Sen. Jeff Sessions, R-Ala., slammed the newly released text of the Trans-Pacific Partnership as a giant document that will impose an anti-democratic global commerce regime, one that gives unelected bureaucrats the power to change the terms of the deal.
"The text of the Trans-Pacific Partnership runs 5,554 pages," he said. "This is, by definition, anti-democratic."
Sessions' staff said the document is 2 million words, "more than five times as long as Obamacare."
"No individual American has the resources to ensure his or her economic and political interests are safeguarded within this vast global regulatory structure," he added.
Conservatives like Sessions, but also many Democrats, have come out against the TPP, putting the deal in jeopardy next year when the Obama administration hopes Congress can vote to implement the deal.

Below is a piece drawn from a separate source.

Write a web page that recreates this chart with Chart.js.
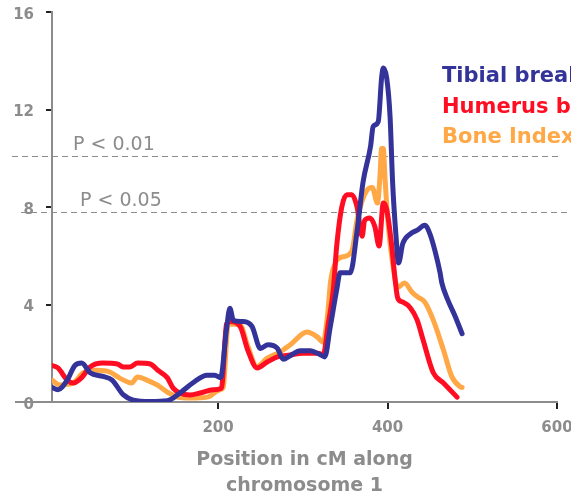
<!DOCTYPE html>
<html>
<head>
<meta charset="utf-8">
<title>LOD scan, chromosome 1</title>
<script src="https://cdn.jsdelivr.net/npm/chart.js@4.4.1/dist/chart.umd.min.js"></script>
<style>
  html, body { margin: 0; padding: 0; background: #fff; }
  #wrap { width: 571px; height: 499px; }
</style>
</head>
<body>
<div id="wrap"><canvas id="lodChart"></canvas></div>
<script>
// LOD scores along chromosome 1 (position in cM)
const seriesNames = ['Tibial breakpoint', 'Humerus breakpoint', 'Bone Index'];

const tibialPos = [4, 11, 22, 31, 39, 49, 64, 75, 88, 100, 120, 140, 155, 170, 187, 196, 203, 210, 214, 218,
  229, 240, 250, 259, 270, 277, 285, 297, 309, 320, 326, 332, 340, 344, 356, 364, 371, 380, 383, 389,
  393, 395, 399, 403, 406, 410, 413, 418, 427, 435, 444, 450, 456, 462, 464, 471, 480, 488];
const tibialLod = [0.6, 0.5, 0.9, 1.5, 1.6, 1.2, 1.05, 0.9, 0.3, 0.08, 0.02, 0.05, 0.37, 0.78, 1.1, 1.1, 1.0, 3.0, 3.85, 3.35,
  3.3, 3.1, 2.2, 2.35, 2.2, 1.75, 1.9, 2.1, 2.1, 1.95, 1.85, 3.0, 4.6, 5.3, 5.3, 7.0, 9.0, 10.5, 11.3, 11.5,
  13.3, 13.7, 13.3, 11.7, 9.0, 6.8, 5.7, 6.5, 6.9, 7.05, 7.25, 6.9, 6.2, 5.3, 4.9, 4.2, 3.5, 2.8];

const humerusPos = [4, 11, 22, 29, 39, 49, 64, 81, 88, 96, 105, 120, 129, 140, 147, 155, 167, 179, 194, 204,
  210, 214, 226, 235, 246, 258, 270, 285, 300, 318, 324, 330, 336, 340, 346, 352, 358, 364, 370, 373,
  379, 385, 390, 395, 399, 405, 409, 412, 418, 427, 435, 442, 454, 466, 482];
const humerusLod = [1.5, 1.4, 0.9, 0.78, 1.0, 1.44, 1.6, 1.56, 1.44, 1.44, 1.6, 1.56, 1.3, 1.0, 0.57, 0.37, 0.29, 0.37, 0.5, 0.57,
  3.2, 3.3, 3.1, 2.13, 1.4, 1.64, 1.85, 1.93, 2.0, 2.0, 1.93, 3.2, 4.6, 6.4, 8.0, 8.5, 8.5, 8.0, 6.8, 7.45,
  7.55, 7.2, 6.4, 8.16, 7.9, 6.4, 5.0, 4.27, 4.1, 3.86, 3.36, 2.54, 1.2, 0.78, 0.2];

const boneIdxPos = [4, 13, 29, 41, 57, 72, 84, 98, 105, 116, 128, 140, 152, 167, 187, 202, 206, 212, 226, 235,
  246, 258, 273, 285, 305, 317, 324, 329, 333, 340, 347, 358, 364, 376, 382, 388, 391, 393, 395, 397,
  400, 406, 412, 420, 429, 436, 444, 454, 466, 476, 486, 488];
const boneIdxLod = [0.9, 0.7, 0.78, 1.2, 1.3, 1.23, 0.98, 0.78, 1.03, 0.9, 0.7, 0.41, 0.2, 0.16, 0.2, 0.5, 0.6, 3.2, 3.16, 2.3,
  1.45, 1.8, 2.05, 2.34, 2.87, 2.67, 2.46, 3.5, 5.0, 5.8, 5.95, 6.2, 7.47, 8.7, 8.8, 8.16, 9.2, 10.4, 10.4, 9.2,
  7.6, 5.7, 4.7, 4.88, 4.5, 4.3, 4.1, 3.36, 2.13, 1.03, 0.62, 0.6];

const xTicks = [200, 400, 600];
const yTicks = [0, 4, 8, 12, 16];

// significance thresholds
const thresholds = [10.1, 7.8];
const thresholdLabels = ['P < 0.01', 'P < 0.05'];

const colors = ['#33339a', '#ff0d22', '#ffa845'];
const gray = '#8c8c8c';

function toPoints(xs, ys) {
  return xs.map((x, i) => ({ x: x, y: ys[i] }));
}

Chart.defaults.font.family = "'DejaVu Sans', sans-serif";

const extrasPlugin = {
  id: 'extras',
  beforeDatasetsDraw(chart) {
    const { ctx, chartArea, scales } = chart;
    ctx.save();
    // x axis line sticks out a bit left of the y axis
    ctx.strokeStyle = gray;
    ctx.lineWidth = 2;
    ctx.beginPath();
    ctx.moveTo(15, chartArea.bottom);
    ctx.lineTo(chartArea.left, chartArea.bottom);
    ctx.stroke();

    // dashed threshold lines + labels
    const lineEnds = [[12, 558], [21, 571]];
    const labelX = [73, 80];
    ctx.lineWidth = 1;
    ctx.setLineDash([6, 4]);
    ctx.font = "19px 'DejaVu Sans'";
    ctx.fillStyle = gray;
    ctx.textBaseline = 'alphabetic';
    thresholds.forEach((t, i) => {
      const py = Math.round(scales.y.getPixelForValue(t)) + 0.5;
      ctx.beginPath();
      ctx.moveTo(lineEnds[i][0], py);
      ctx.lineTo(lineEnds[i][1], py);
      ctx.stroke();
      ctx.fillText(thresholdLabels[i], labelX[i], py - 7);
    });
    ctx.restore();
  },
  afterDraw(chart) {
    const { ctx } = chart;
    ctx.save();
    ctx.font = "bold 21px 'DejaVu Sans'";
    ctx.textBaseline = 'alphabetic';
    chart.data.datasets.forEach((ds, i) => {
      ctx.fillStyle = ds.borderColor;
      ctx.fillText(ds.label, 442, 82 + i * 30.5);
    });
    ctx.restore();
  }
};

new Chart(document.getElementById('lodChart'), {
  type: 'line',
  data: {
    datasets: [
      { label: seriesNames[0], data: toPoints(tibialPos, tibialLod), borderColor: colors[0] },
      { label: seriesNames[1], data: toPoints(humerusPos, humerusLod), borderColor: colors[1] },
      { label: seriesNames[2], data: toPoints(boneIdxPos, boneIdxLod), borderColor: colors[2] }
    ]
  },
  options: {
    responsive: true,
    maintainAspectRatio: false,
    animation: false,
    layout: { padding: { left: 0, right: 14, top: 12, bottom: 0 } },
    plugins: { legend: { display: false }, tooltip: { enabled: false } },
    elements: {
      point: { radius: 0 },
      line: {
        borderWidth: 5,
        tension: 0.4,
        cubicInterpolationMode: 'monotone',
        borderCapStyle: 'round',
        borderJoinStyle: 'round',
        fill: false
      }
    },
    scales: {
      x: {
        type: 'linear',
        min: 4,
        max: 600,
        afterFit: s => { s.height = 97; s.paddingLeft = 0; s.paddingRight = 0; },
        afterBuildTicks: s => { s.ticks = xTicks.map(v => ({ value: v })); },
        ticks: { color: gray, padding: 10, font: { size: 15, weight: 'bold' }, maxRotation: 0 },
        grid: { drawOnChartArea: false, tickLength: 7, tickColor: '#222', tickWidth: 2, lineWidth: 2 },
        border: { color: gray, width: 2 },
        title: {
          display: true,
          text: ['Position in cM along', 'chromosome 1'],
          color: gray,
          padding: { top: 0, bottom: 0 },
          font: { size: 19, weight: 'bold', lineHeight: 1.37 }
        }
      },
      y: {
        min: 0,
        max: 16,
        afterFit: s => { s.width = 52; s.paddingTop = 0; s.paddingBottom = 0; },
        afterBuildTicks: s => { s.ticks = yTicks.map(v => ({ value: v })); },
        ticks: { color: gray, padding: 12, labelOffset: 3, font: { size: 15, weight: 'bold' } },
        grid: { drawOnChartArea: false, tickLength: 6, tickColor: '#222', tickWidth: 2, lineWidth: 2 },
        border: { color: gray, width: 2 }
      }
    }
  },
  plugins: [extrasPlugin]
});
</script>
</body>
</html>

The Obama administration just released the text of the agreement Thursday morning, but Sessions outlined several key problems he has with the deal. One of them is the creation of a new Trans-Pacific Partnership Commission, which he said would be able to adopt rules that change the rules. Sessions said that body could end up adjusting rules relating to labor, environment, immigration and other aspects of global commerce.
"The text of the TPP confirms our fears, plainly asserting: 'The parties hereby establish a Trans-Pacific Partnership Commission which shall meet at the level of ministers or senior officials, as mutually determined by the parties,' and that 'the commission shall: 'consider any matter relating to the implementation or operation of this agreement'; 'consider any proposal to amend or modify this agreement," Sessions said, quoting the agreement.
"These 5,554 pages are like the Lilliputians binding down Gulliver," Sessions added. "They will enmesh our great country, and economy, in a global commission where bureaucrats from Brunei have the same vote as the United States."
Sessions called on congressional leaders to treat legislation to implement the deal as a regular bill, and not one that gets privileged treatment under so-called Fast Track trade rules. Those rules put in place a process that only lets Congress accept or reject the deal, but not amend it.
President Obama notified Congress of his intent to sign the agreement on Thursday.